HAMDEN — In an effort to stay ahead of the curve as it trains students to enter the job market, Quinnipiac University will introduce a brand new area of study in business analysis beginning this autumn. The 33-credit master of science in business analytics program will be offered online only. It will consist of seven core courses and four electives.
The new addition is a “unique program,” according to Richard McCarthy, professor of computer information systems at Quinnipiac. “It combines statistics, technology, marketing and financial analysis into one unified approach. The program fills a need that is missing in that there are so many jobs that have become dependent on information analysis.” Susan McTiernan, associate dean for graduate programs for Quinnipiac’s School of Business, noted that the school “monitors what the market needs” to determine offerings for its graduate programs.
“The new program in business analytics will fill a genuine need for well-trained individuals with the skills required to manage large amounts of data and leverage it for organizational success,” McTiernan said. The program provides advanced study in statistical methods, data management and business intelligence and analytics for current and aspiring business professionals, said McTiernan. She added that studies indicate demand for skilled business analysts growing in the next five years.

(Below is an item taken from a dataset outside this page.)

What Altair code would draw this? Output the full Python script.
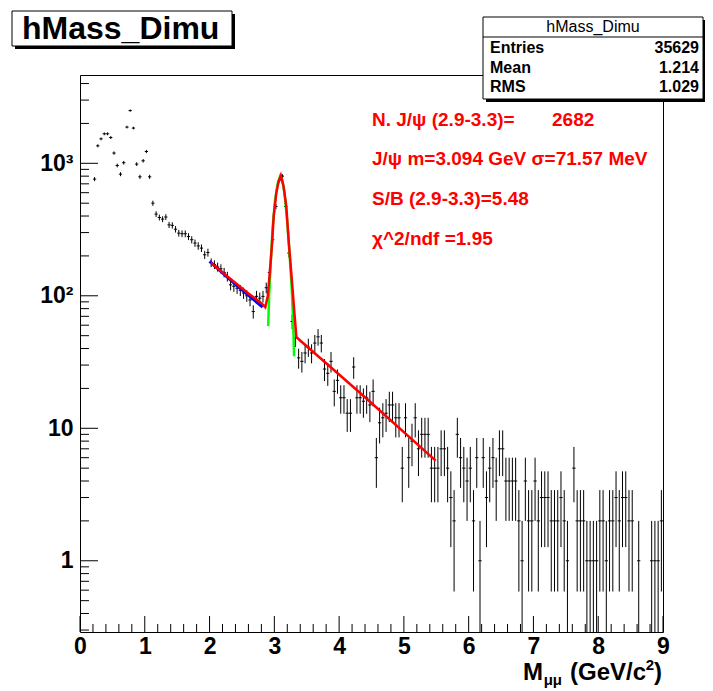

HARTFORD — There's a push by a number of GOP legislators to encourage students educated at Connecticut colleges and universities to remain in the state to launch their professional careers. The effort to stanch the so-called "brain drain" and help the state’s business community benefit from the minds it educates is now being considered by the General Assembly.
Dubbed An Act Concerning the Learn Here, Live Here Program and Business Creation, the proposal (a/k/a House Bill 5275) would allow college graduates to establish a "Learn Here, Live Here" savings account to establish a new business. It also would open the door for informational programs for first-time homebuyers. The "Learn Here, Live Here" program would be established by the Commissioner of Economic & Community Development, with assistance from the Board of Regents of Higher Education and the Commissioner of Revenue Services, according to the bill.

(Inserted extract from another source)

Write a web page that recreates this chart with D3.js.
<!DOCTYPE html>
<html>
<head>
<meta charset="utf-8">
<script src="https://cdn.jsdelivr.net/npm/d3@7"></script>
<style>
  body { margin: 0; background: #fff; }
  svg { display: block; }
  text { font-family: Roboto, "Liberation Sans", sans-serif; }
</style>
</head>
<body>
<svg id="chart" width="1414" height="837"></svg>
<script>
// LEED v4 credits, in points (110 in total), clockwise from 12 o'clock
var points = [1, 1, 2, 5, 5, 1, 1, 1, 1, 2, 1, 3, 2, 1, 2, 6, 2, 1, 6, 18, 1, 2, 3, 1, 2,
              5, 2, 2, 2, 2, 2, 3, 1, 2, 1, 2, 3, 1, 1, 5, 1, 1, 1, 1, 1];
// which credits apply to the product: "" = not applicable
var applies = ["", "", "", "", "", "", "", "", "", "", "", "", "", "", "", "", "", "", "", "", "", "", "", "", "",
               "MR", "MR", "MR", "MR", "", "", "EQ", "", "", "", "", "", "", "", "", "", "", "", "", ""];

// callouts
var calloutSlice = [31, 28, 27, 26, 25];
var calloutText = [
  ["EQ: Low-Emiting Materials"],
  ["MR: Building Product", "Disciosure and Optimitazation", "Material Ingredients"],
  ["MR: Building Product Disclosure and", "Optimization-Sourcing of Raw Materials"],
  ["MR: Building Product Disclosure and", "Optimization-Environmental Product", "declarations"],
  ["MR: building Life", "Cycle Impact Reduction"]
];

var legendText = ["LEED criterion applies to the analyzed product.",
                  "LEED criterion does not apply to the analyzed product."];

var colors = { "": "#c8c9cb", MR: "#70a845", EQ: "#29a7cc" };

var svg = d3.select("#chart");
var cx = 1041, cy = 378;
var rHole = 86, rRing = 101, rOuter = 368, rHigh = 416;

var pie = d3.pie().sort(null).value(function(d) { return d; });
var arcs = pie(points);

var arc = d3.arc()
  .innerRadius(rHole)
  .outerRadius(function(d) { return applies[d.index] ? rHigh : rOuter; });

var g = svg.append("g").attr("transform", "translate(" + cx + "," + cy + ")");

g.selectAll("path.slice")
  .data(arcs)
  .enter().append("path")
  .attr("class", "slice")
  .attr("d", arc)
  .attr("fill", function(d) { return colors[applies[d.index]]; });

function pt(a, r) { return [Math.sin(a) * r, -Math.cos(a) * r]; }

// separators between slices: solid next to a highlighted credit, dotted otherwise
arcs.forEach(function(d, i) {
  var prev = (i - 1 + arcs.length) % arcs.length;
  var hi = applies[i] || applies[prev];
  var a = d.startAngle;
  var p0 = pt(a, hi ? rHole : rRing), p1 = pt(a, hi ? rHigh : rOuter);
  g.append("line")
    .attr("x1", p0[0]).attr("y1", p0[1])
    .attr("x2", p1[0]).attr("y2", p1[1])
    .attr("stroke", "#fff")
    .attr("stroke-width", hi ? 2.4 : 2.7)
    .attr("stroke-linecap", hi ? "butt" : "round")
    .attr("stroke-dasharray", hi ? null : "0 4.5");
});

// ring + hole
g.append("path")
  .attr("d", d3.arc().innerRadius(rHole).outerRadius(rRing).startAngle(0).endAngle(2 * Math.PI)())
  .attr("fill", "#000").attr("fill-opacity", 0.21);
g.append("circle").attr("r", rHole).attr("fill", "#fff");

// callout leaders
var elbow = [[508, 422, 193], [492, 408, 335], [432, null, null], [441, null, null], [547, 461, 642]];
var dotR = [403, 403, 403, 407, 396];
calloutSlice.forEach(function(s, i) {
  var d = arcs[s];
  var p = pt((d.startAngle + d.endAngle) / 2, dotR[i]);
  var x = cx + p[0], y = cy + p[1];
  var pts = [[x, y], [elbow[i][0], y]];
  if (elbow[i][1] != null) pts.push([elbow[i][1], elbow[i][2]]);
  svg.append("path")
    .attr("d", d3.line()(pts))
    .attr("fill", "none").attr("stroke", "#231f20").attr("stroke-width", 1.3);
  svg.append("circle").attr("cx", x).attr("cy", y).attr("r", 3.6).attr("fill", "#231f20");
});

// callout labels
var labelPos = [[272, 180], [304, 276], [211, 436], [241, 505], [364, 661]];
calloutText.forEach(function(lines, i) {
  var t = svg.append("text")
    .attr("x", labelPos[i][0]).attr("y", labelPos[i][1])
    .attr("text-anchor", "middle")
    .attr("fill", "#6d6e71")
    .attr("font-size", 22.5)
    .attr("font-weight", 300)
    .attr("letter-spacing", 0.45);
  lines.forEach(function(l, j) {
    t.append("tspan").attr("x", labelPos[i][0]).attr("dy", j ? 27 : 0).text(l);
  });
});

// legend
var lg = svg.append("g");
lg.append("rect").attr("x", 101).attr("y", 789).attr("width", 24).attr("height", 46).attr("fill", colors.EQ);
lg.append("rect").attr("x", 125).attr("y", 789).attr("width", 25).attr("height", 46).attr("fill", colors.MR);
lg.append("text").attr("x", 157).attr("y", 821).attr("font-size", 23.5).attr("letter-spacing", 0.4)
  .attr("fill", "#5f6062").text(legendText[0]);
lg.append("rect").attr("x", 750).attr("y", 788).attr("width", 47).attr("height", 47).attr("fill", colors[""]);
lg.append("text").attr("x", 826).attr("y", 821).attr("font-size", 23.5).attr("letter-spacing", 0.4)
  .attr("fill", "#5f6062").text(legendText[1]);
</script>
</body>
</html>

The proposal was cosponsored by State Sen. Art Linares (R-33) and State Reps. Melissa Ziobron (R-34), Tony Hwang (R-134) and Christopher Davis (R-57).

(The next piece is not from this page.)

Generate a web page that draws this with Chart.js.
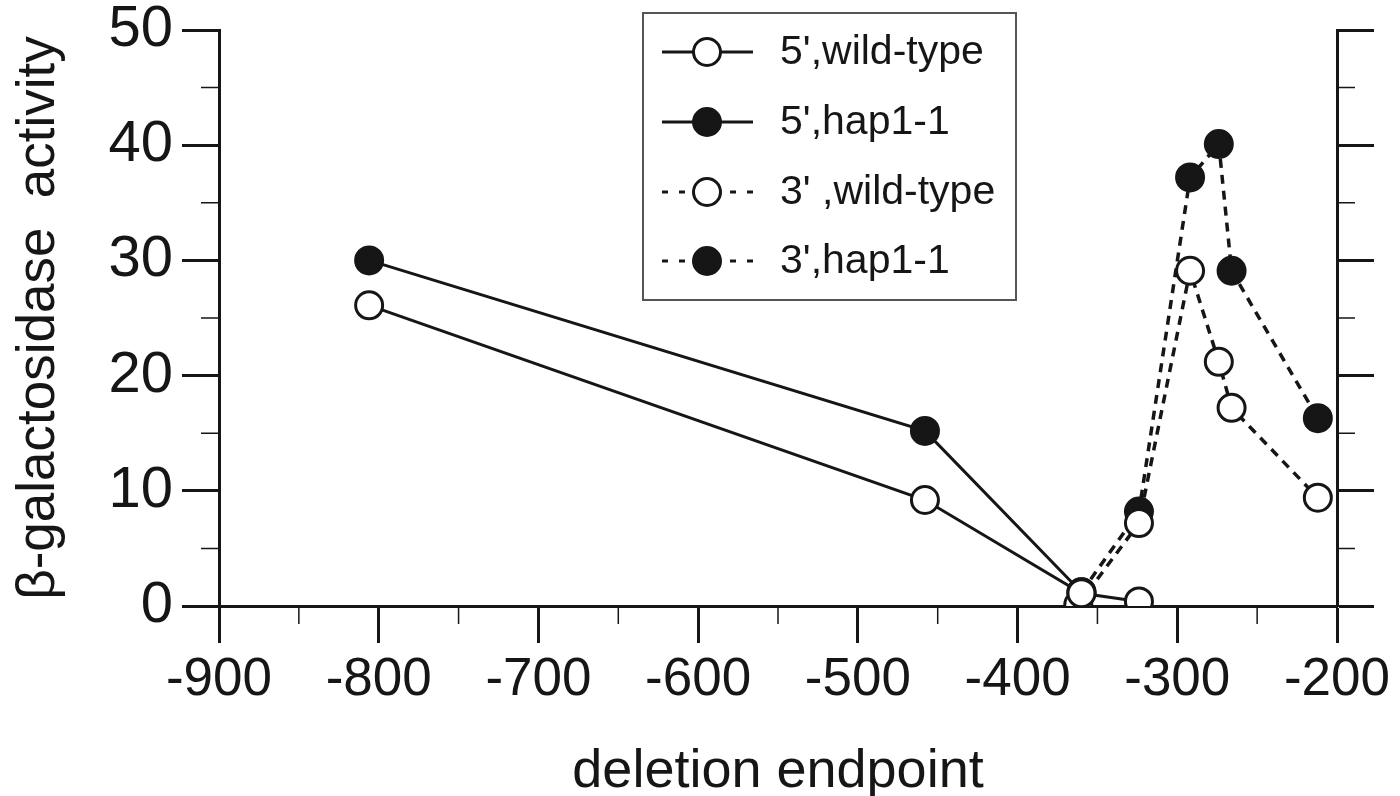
<!DOCTYPE html>
<html>
<head>
<meta charset="utf-8">
<script src="https://cdn.jsdelivr.net/npm/chart.js@4"></script>
<style>
  html, body { margin: 0; padding: 0; background: #fff; }
  #wrap { width: 1400px; height: 796px; }
</style>
</head>
<body>
<div id="wrap"><canvas id="chart"></canvas></div>
<script>
// values
const fivePrimeWtX = [-806, -458, -360, -324];
const fivePrimeWtY = [26.1, 9.2, 1.1, 0.4];
const fivePrimeHapX = [-806, -458, -360];
const fivePrimeHapY = [30.0, 15.2, 1.2];
const threePrimeWtX = [-362, -324, -292, -274, -266, -212];
const threePrimeWtY = [0.1, 7.2, 29.1, 21.2, 17.2, 9.4];
const threePrimeHapX = [-360, -324, -292, -274, -266, -212];
const threePrimeHapY = [1.2, 8.2, 37.2, 40.1, 29.1, 16.3];

const seriesLabels = ["5',wild-type", "5',hap1-1", "3' ,wild-type", "3',hap1-1"];
const xTickValues = [-900, -800, -700, -600, -500, -400, -300, -200];
const xMinorTicks = [-850, -750, -650, -550, -450, -350, -250];
const yTickValues = [0, 10, 20, 30, 40, 50];
const yMinorTicks = [5, 15, 25, 35, 45];

const INK = '#161616';
const FONT = '"Liberation Sans", Arial, Helvetica, sans-serif';

function pts(xs, ys) {
    return xs.map((x, i) => ({ x: x, y: ys[i] }));
}

function makeSeries(label, data, filled, dashed) {
    return {
        label: label,
        data: data,
        borderColor: INK,
        borderWidth: dashed ? 3.5 : 3,
        borderDash: dashed ? [9, 7] : [],
        pointRadius: 13.5,
        pointHoverRadius: 13.5,
        pointBorderWidth: 3,
        pointBorderColor: INK,
        pointBackgroundColor: filled ? INK : '#fff',
        fill: false,
        tension: 0
    };
}

// short minor ticks + boxed legend
const extrasPlugin = {
    id: 'extras',
    afterDraw(chart) {
        const ctx = chart.ctx;
        const x = chart.scales.x, y = chart.scales.y, y2 = chart.scales.y2;
        ctx.save();
        ctx.strokeStyle = INK;
        ctx.lineWidth = 1.5;
        ctx.beginPath();
        xMinorTicks.forEach(v => {
            const px = x.getPixelForValue(v);
            ctx.moveTo(px, x.top);
            ctx.lineTo(px, x.top + 18);
        });
        yMinorTicks.forEach(v => {
            const py = y.getPixelForValue(v);
            ctx.moveTo(y.right, py);
            ctx.lineTo(y.right - 18, py);
            ctx.moveTo(y2.left, py);
            ctx.lineTo(y2.left + 18, py);
        });
        ctx.stroke();

        // legend box
        const bx = 643, by = 13, bw = 373, bh = 287;
        ctx.fillStyle = '#fff';
        ctx.fillRect(bx, by, bw, bh);
        ctx.strokeStyle = '#555';
        ctx.lineWidth = 2;
        ctx.strokeRect(bx, by, bw, bh);

        const rows = [52, 122, 192, 261];
        chart.data.datasets.forEach((ds, i) => {
            const cy = rows[i];
            ctx.strokeStyle = INK;
            ctx.lineWidth = 3;
            ctx.setLineDash(ds.borderDash.length ? [6, 11] : []);
            ctx.beginPath();
            ctx.moveTo(662, cy);
            ctx.lineTo(753, cy);
            ctx.stroke();
            ctx.setLineDash([]);
            ctx.beginPath();
            ctx.arc(707, cy, 13.5, 0, Math.PI * 2);
            ctx.fillStyle = ds.pointBackgroundColor;
            ctx.fill();
            ctx.stroke();
            ctx.fillStyle = INK;
            ctx.font = '41px ' + FONT;
            ctx.textBaseline = 'middle';
            ctx.textAlign = 'left';
            ctx.fillText(ds.label, 780, cy + 1);
        });
        ctx.restore();
    }
};

const gridOpts = {
    drawOnChartArea: false,
    drawTicks: true,
    tickLength: 37,
    tickWidth: 3,
    tickColor: INK
};

new Chart(document.getElementById('chart').getContext('2d'), {
    type: 'line',
    data: {
        datasets: [
            makeSeries(seriesLabels[0], pts(fivePrimeWtX, fivePrimeWtY), false, false),
            makeSeries(seriesLabels[1], pts(fivePrimeHapX, fivePrimeHapY), true, false),
            makeSeries(seriesLabels[2], pts(threePrimeWtX, threePrimeWtY), false, true),
            makeSeries(seriesLabels[3], pts(threePrimeHapX, threePrimeHapY), true, true)
        ]
    },
    options: {
        responsive: true,
        maintainAspectRatio: false,
        animation: false,
        layout: { padding: { top: 30, left: 0, right: 0, bottom: 0 } },
        plugins: {
            legend: { display: false },
            tooltip: { enabled: false }
        },
        scales: {
            x: {
                type: 'linear',
                position: 'bottom',
                min: -900,
                max: -200,
                afterBuildTicks: s => { s.ticks = xTickValues.map(v => ({ value: v })); },
                afterFit: s => { s.height = 190; s.paddingLeft = 0; s.paddingRight = 0; },
                grid: gridOpts,
                border: { display: true, color: INK, width: 3 },
                ticks: {
                    color: INK,
                    font: { family: FONT, size: 53 },
                    padding: 6,
                    maxRotation: 0
                },
                title: {
                    display: true,
                    text: 'deletion endpoint',
                    color: INK,
                    font: { family: FONT, size: 54, lineHeight: 0.9 },
                    padding: { top: 0, bottom: 0 }
                }
            },
            y: {
                type: 'linear',
                position: 'left',
                min: 0,
                max: 50,
                afterBuildTicks: s => { s.ticks = yTickValues.map(v => ({ value: v })); },
                afterFit: s => { s.width = 219; s.paddingTop = 0; s.paddingBottom = 0; },
                grid: gridOpts,
                border: { display: true, color: INK, width: 3 },
                ticks: {
                    color: INK,
                    font: { family: FONT, size: 58 },
                    padding: 9
                },
                title: {
                    display: true,
                    text: 'β-galactosidase  activity',
                    color: INK,
                    font: { family: FONT, size: 53 },
                    padding: { top: 8, bottom: 0 }
                }
            },
            y2: {
                type: 'linear',
                position: 'right',
                min: 0,
                max: 50,
                afterBuildTicks: s => { s.ticks = yTickValues.map(v => ({ value: v })); },
                afterFit: s => { s.width = 63; s.paddingTop = 0; s.paddingBottom = 0; },
                grid: gridOpts,
                border: { display: true, color: INK, width: 3 },
                ticks: { display: false }
            }
        }
    },
    plugins: [extrasPlugin]
});
</script>
</body>
</html>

“We want to do all we can to get college graduates to stay in Connecticut after graduation,” said Linares in a statement. The Westbrook lawmaker can identify with the law’s target group: The 25-year-old senator is a young entrepreneur, having established his own solar-energy business at the tender age of 19.
“We also want to do all we can to get them to consider starting businesses of their own,” added Linares. “Allowing young people to make these investments in their futures will help them pay for start-up costs associated with the establishment of a new business. This proposal sends the message to young people that their state wants them to be innovators and entrepreneurs.”
“Connecticut has found success in creating incentives for first-time homebuyers, so why not try it with start-up businesses to encourage entrepreneurship? ” said Davis in a statement. Added the 27-year-old East Windsor Realtor: "We think this would be a great way to encourage young people to stay in Connecticut, to put their educations and skills to work right here, and to create private-sector jobs in the process. Our goal is to not only slow down the Connecticut brain drain, but to reverse it. Want Connecticut graduates to stay [in the state]? Let’s start providing them with great reasons to stay.”
The proposal would allow students graduating from colleges or technical schools in Connecticut after January 1, 2015 to deposit a maximum of $2,500 each year into the “Learn Here, Live Here” account. Over the next ten years, the funds would be available for withdrawal in order to establish a new company in Connecticut.
The bill was referred to the Joint Committee on Commerce on February 20, and a public hearing was held shortly afterward.